IOC, WADA hire DC lobbyists to discuss anti-doping bill
KATOWICE, Poland (AP):
Not long after a bill that would criminalise international doping conspiracies advanced in the US Congress, world Olympic and anti-doping leaders made clear how they felt about the development.
They started lobbying for changes in Washington.
The International Olympic Committee and World Anti-Doping Agency have each devoted six-figure budgets to get word out on their issues with the Rodchenkov Act.
The bill, named after the Moscow lab director who blew the whistle on Russia’s cheating at the Sochi Olympics, passed the US House last month and is now awaiting action in the Senate.
The measure calls for fines of up to US$1 million and prison sentences of up to 10 years for those who participate in schemes designed to influence international sports competitions through doping. It would also allow the US Anti-Doping Agency to obtain information collected by federal investigators, which could help prosecute anti-doping cases.
WADA President Craig Reedie said the agency favoured the part of the bill that calls for transferring information.
“The area which is troublesome is the suggestion that American jurisdiction would go beyond the United States and might create liability in other parts of the world,” he said.

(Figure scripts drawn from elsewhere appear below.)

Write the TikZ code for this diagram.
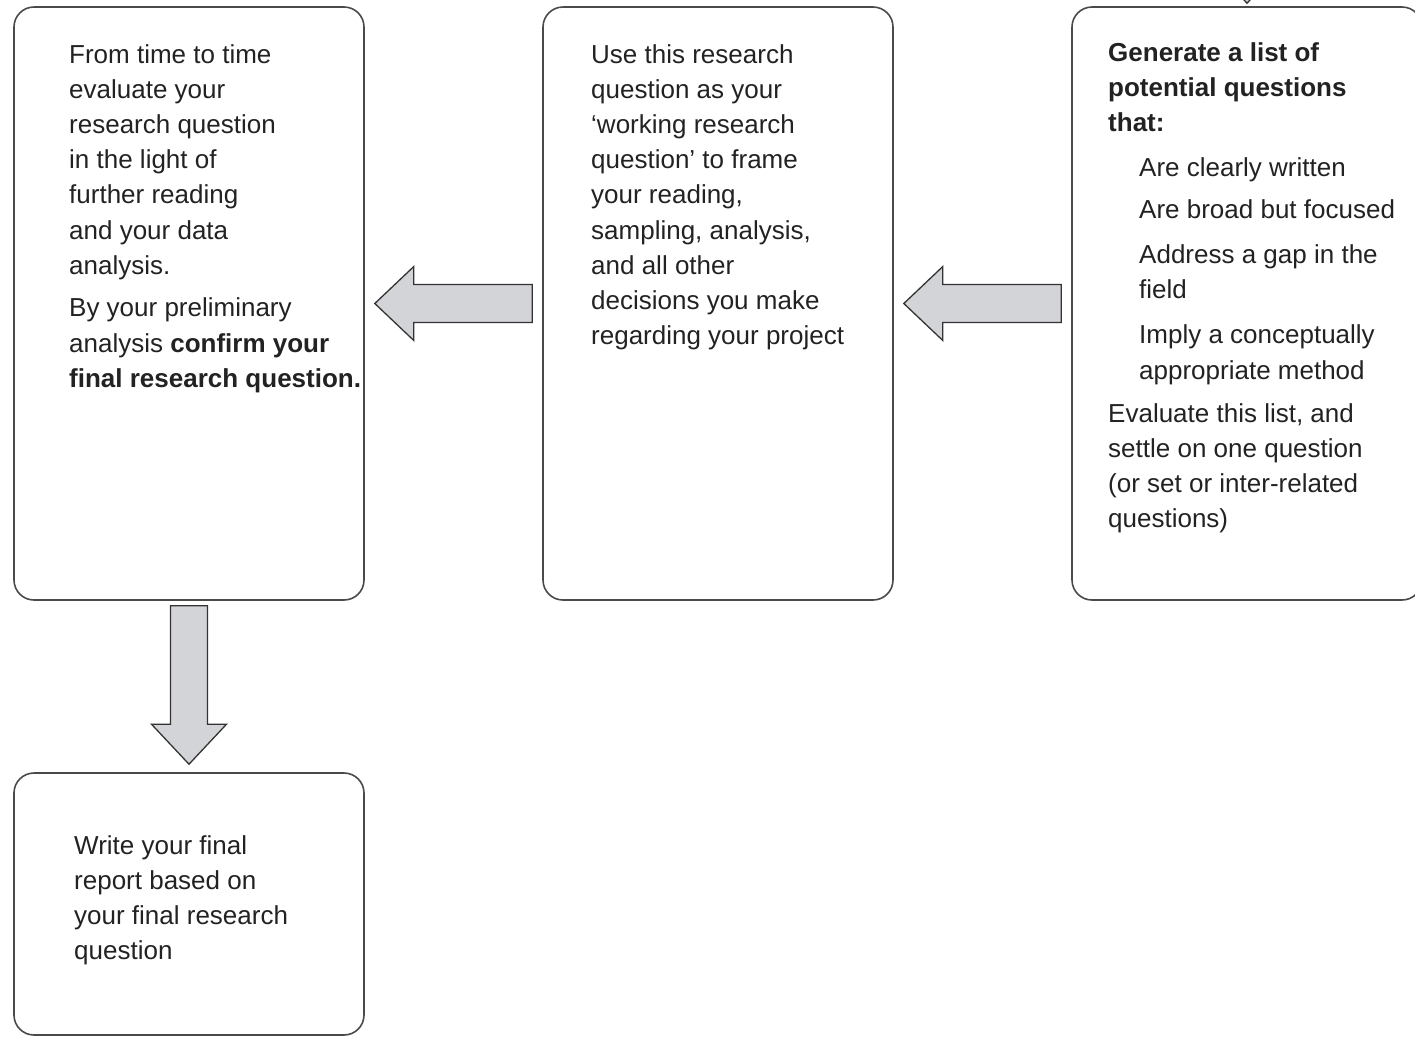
\documentclass[tikz,border=0pt]{standalone}
\usepackage{fontspec}
\setmainfont{Liberation Sans}
\usetikzlibrary{calc}
\definecolor{boxline}{HTML}{4A4A4A}
\definecolor{arrowline}{HTML}{333333}
\definecolor{arrowfill}{HTML}{D3D4D7}
\definecolor{txt}{HTML}{222222}
\tikzset{
  box/.style={draw=boxline, line width=1.6pt, rounded corners=20pt, minimum width=350pt, inner sep=0pt},
  blockarrow/.style={draw=arrowline, fill=arrowfill, line width=1.3pt, line join=miter},
  boxtext/.style={anchor=base west, inner sep=0pt, text=txt, font=\fontsize{26}{35.2}\selectfont}
}
\begin{document}
\begin{tikzpicture}[x=1pt,y=-1pt]
\useasboundingbox (0,0) rectangle (1415,1037);
% boxes
\node[box, minimum height=593pt] (box1) at (189,303.5) {};
\node[box, minimum height=593pt] (box2) at (718,303.5) {};
\node[box, minimum height=593pt] (box3) at (1247,303.5) {};
\node[box, minimum height=262pt] (box4) at (189,904) {};
% texts
\node[boxtext] (t1) at (69,63) {\parbox[t]{300pt}{\raggedright
From time to time\\
evaluate your\\
research question\\
in the light of\\
further reading\\
and your data\\
analysis.\par\vspace{7.5pt}
By your preliminary\\
analysis \textbf{confirm your}\\
\textbf{final research question.}}};
\node[boxtext] (t2) at (591,63) {\parbox[t]{300pt}{\raggedright
Use this research\\
question as your\\
‘working research\\
question’ to frame\\
your reading,\\
sampling, analysis,\\
and all other\\
decisions you make\\
regarding your project}};
\node[boxtext] (t3) at (1108,61) {\parbox[t]{320pt}{\raggedright
\textbf{Generate a list of}\\
\textbf{potential questions}\\
\textbf{that:}\par\vspace{9.5pt}
{\leftskip=31pt
Are clearly written\par\vspace{7pt}
Are broad but focused\par\vspace{10pt}
Address a gap in the\\
field\par\vspace{10pt}
Imply a conceptually\\
appropriate method\par}\vspace{8pt}
Evaluate this list, and\\
settle on one question\\
(or set or inter-related\\
questions)}};
\node[boxtext] (t4) at (74,854) {\parbox[t]{290pt}{\raggedright
Write your final\\
report based on\\
your final research\\
question}};
% arrow box2 -> box1
\coordinate (a1tip) at ($(box1.east)+(10,0)$);
\coordinate (a1tail) at ($(box2.west)+(-10,0)$);
\draw[blockarrow] (a1tip) -- ++(39,-37) -- ++(0,18) -- ($(a1tail)+(0,-19)$) -- ($(a1tail)+(0,19)$) -- ($(a1tip)+(39,19)$) -- ++(0,18) -- cycle;
% arrow box3 -> box2
\coordinate (a2tip) at ($(box2.east)+(10,0)$);
\coordinate (a2tail) at ($(box3.west)+(-10,0)$);
\draw[blockarrow] (a2tip) -- ++(39,-37) -- ++(0,18) -- ($(a2tail)+(0,-19)$) -- ($(a2tail)+(0,19)$) -- ($(a2tip)+(39,19)$) -- ++(0,18) -- cycle;
% arrow box1 -> box4
\coordinate (a3tip) at ($(box4.north)+(0,-8)$);
\coordinate (a3tail) at ($(box1.south)+(0,5)$);
\draw[blockarrow] (a3tip) -- ++(-37.5,-40) -- ++(19,0) -- ($(a3tail)+(-18.5,0)$) -- ($(a3tail)+(18.5,0)$) -- ($(a3tip)+(18.5,-40)$) -- ++(19,0) -- cycle;
% incoming arrow into box3 (cut off at top)
\coordinate (a4tip) at ($(box3.north)+(0,-3)$);
\coordinate (a4tail) at ($(a4tip)+(0,-160)$);
\begin{scope}
\clip (0,0) rectangle (1415,1037);
\draw[blockarrow] (a4tip) -- ++(-37.5,-40) -- ++(19,0) -- ($(a4tail)+(-18.5,0)$) -- ($(a4tail)+(18.5,0)$) -- ($(a4tip)+(18.5,-40)$) -- ++(19,0) -- cycle;
\end{scope}
\end{tikzpicture}
\end{document}
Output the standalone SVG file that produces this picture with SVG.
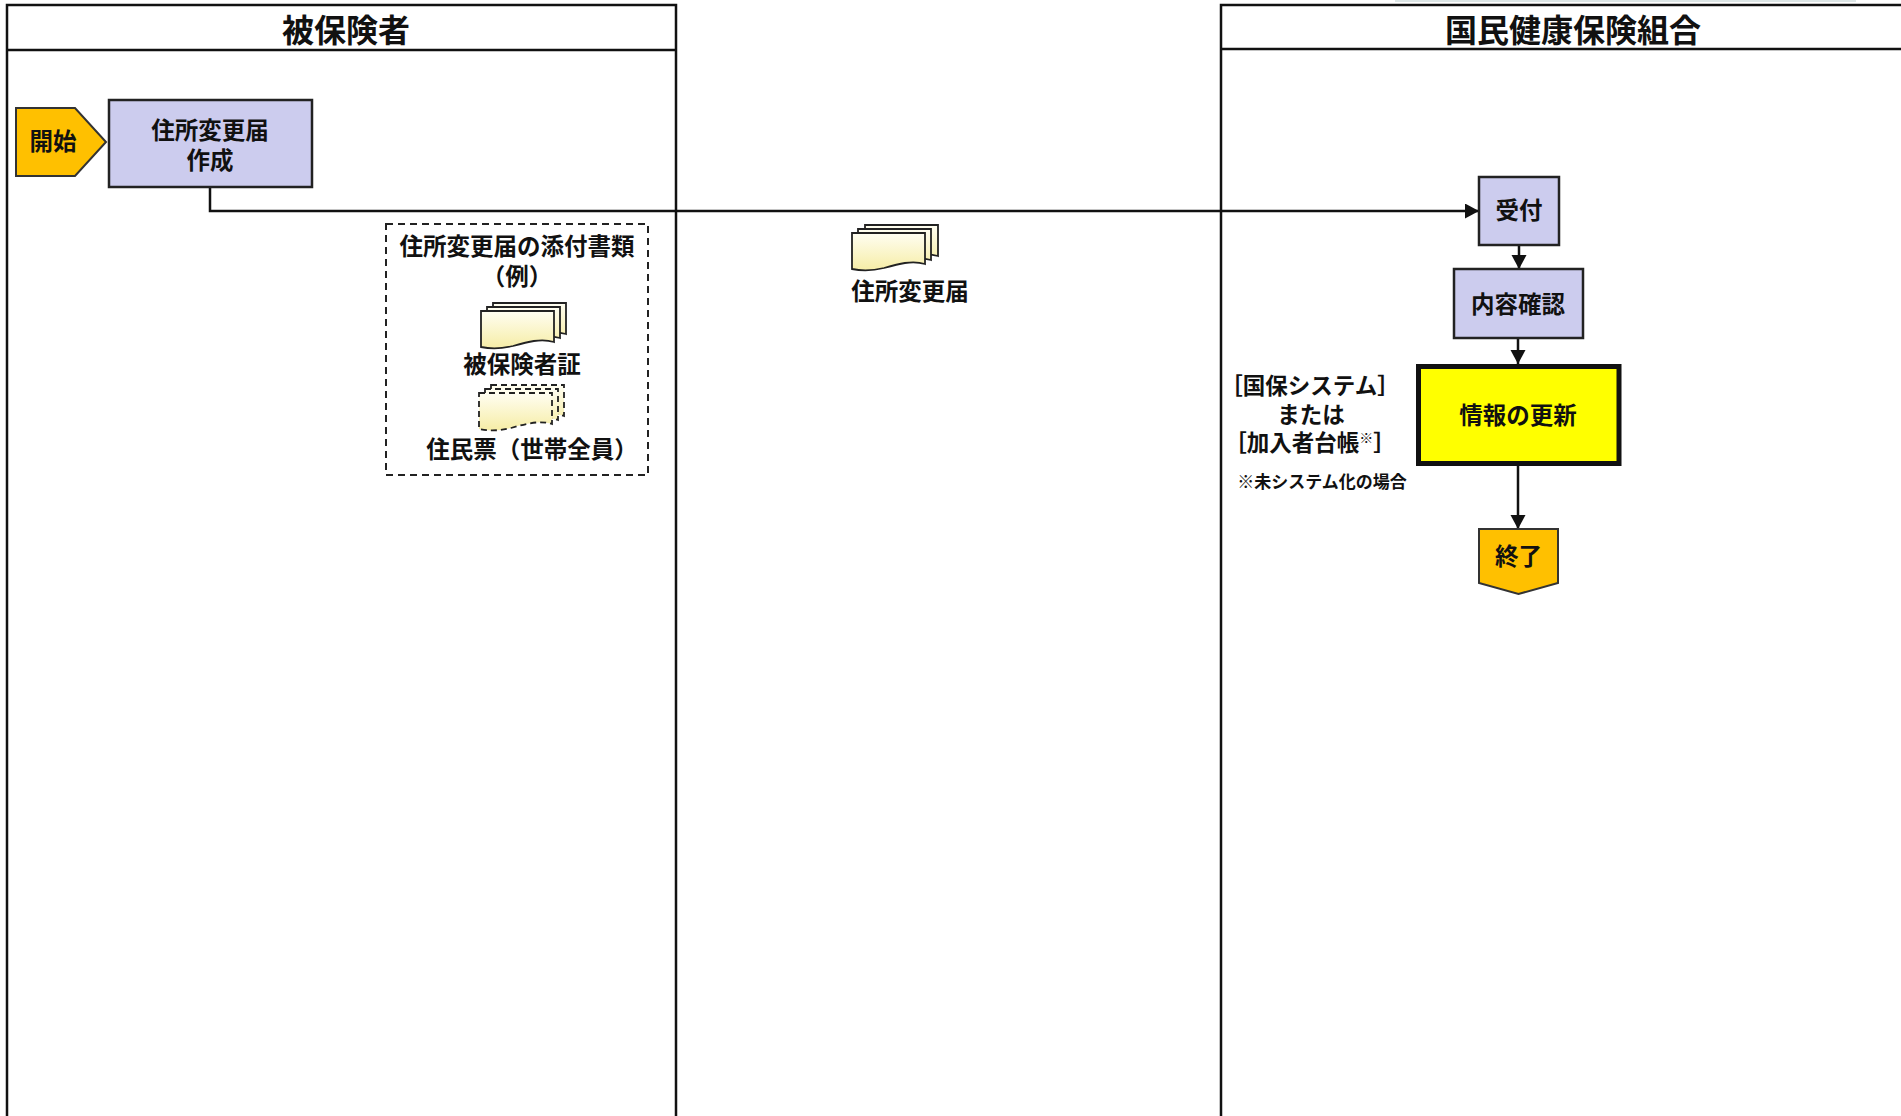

The bill, according to a news release from sponsor Sen. Sheldon Whitehouse, D-R. I., “would establish criminal penalties for participating in a scheme in commerce to influence a major international sport competition through prohibited substances or methods”.
But language that would have made athletes vulnerable to prosecution for doping was stripped out of the bill. That language, some critics felt, could have discouraged foreign athletes from competing in the United States.